Sometimes the term “experimental” causes hairs to raise on the back of your neck, it's instinctual, from days when humans were prey items, until you're familiar with something, you treat it with caution. It's the same for Black Metal, some of the variations would be better left in the test tube, however SANCTUS NEX's meddling has resulted in music that bridles with strength and purpose.

“Exhordium Of The Apostate” leaves you guessing for some considerable time as to whether you are in for a head massage or a skull fucking, as far as setting atmosphere is concerned, it hints at ill omen but you aren't sure in what form, clearly there is intellect involved but is it going to weave intricacies or is it going to wield the hammer? Five minutes later the answer remains elusive as “In Pursuit Of Albion” writhes in sinuous fashion around shadowed columns suggesting dark conspiracy until the beast bursts forth like a raging bull during Ragnorok. Fury is unleashed but in a controlled manner, the chains hold as the unholy mass strains for release, it's black and dense yet SANCTUS NEX are able to direct it to maximum effect. And so surges of power stampede from the slower, more sinister sections where the guitar practices back-stabbing as if awaiting its Caesar, in fact the blades are out throughout “Aurelia,” it's just the manner of their execution that differs whether they stab, hew, hack or slice.
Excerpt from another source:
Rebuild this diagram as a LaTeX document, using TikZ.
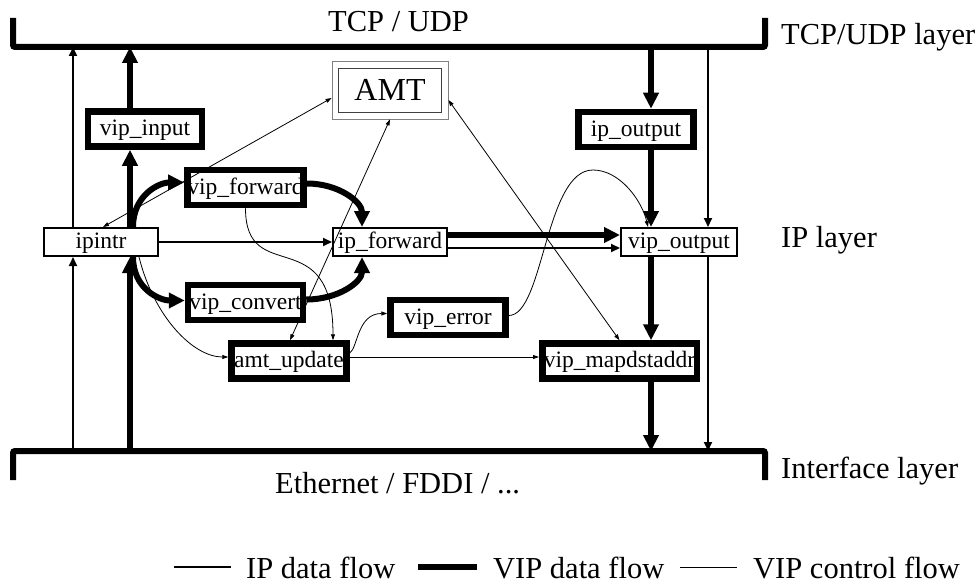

This album sits fair and square on top of the hill where Black Metal bands who regularly eat three shredded wheat gather. Quite apart from the knaves with knives guitar, there is a bass that bounds along like a bouncing bomb, rich and rounded with just a hint of edge, it glowers at you like some bollock man on the cusp of 'roid rage. The drums have the same full sound, rolling along like a train of empty railway bowsers and carriages, there's plenty of clatter and hollow thud especially when the steam's up. The bass and drums really provide a solid foundation for allowing the guitars to concentrate on their cut and thrust, this backbone is reminiscent of a band like NAGELFAR whose construction was also framed with girders. The result is that there is the sense of twisted metal and spilt oil about SANCTUS NEX, it's as if someone's sabotaged a pipeline, given the viscous pump of the bass.

The experimentation within “Aurelia” is subtle, the Metal comes first. It takes quite a few spins for the nuances to begin to manifest, initial listens tend to concentrate on the steamroller progress but eventually the other personalities of the guitar make themselves known and you wouldn't want to be left alone with any of them. Shepherded by the magisterial vocals, the guitars constantly test the authority of that voice which projects a growled order to events, though not with any semblance of sanity, the sneering contempt that smears itself over the singing fits hand in glove with the ambience of the instrumentation, substantial and hard as rock. It's mainly the structure of the slower sections that explores the genre boundary, though it's never crossed, it's pushed but remains wholly Black Metal throughout, albeit far removed from the staples as so much of the genre is nowadays.

“Aurelia” is a work that has obviously been subject to development before SANCTUS NEX unleashed it, the components and catalysts that make up the composition have been sourced to ensure this album goes with a bang, it's no accident that this will induce detonations from ear to ear.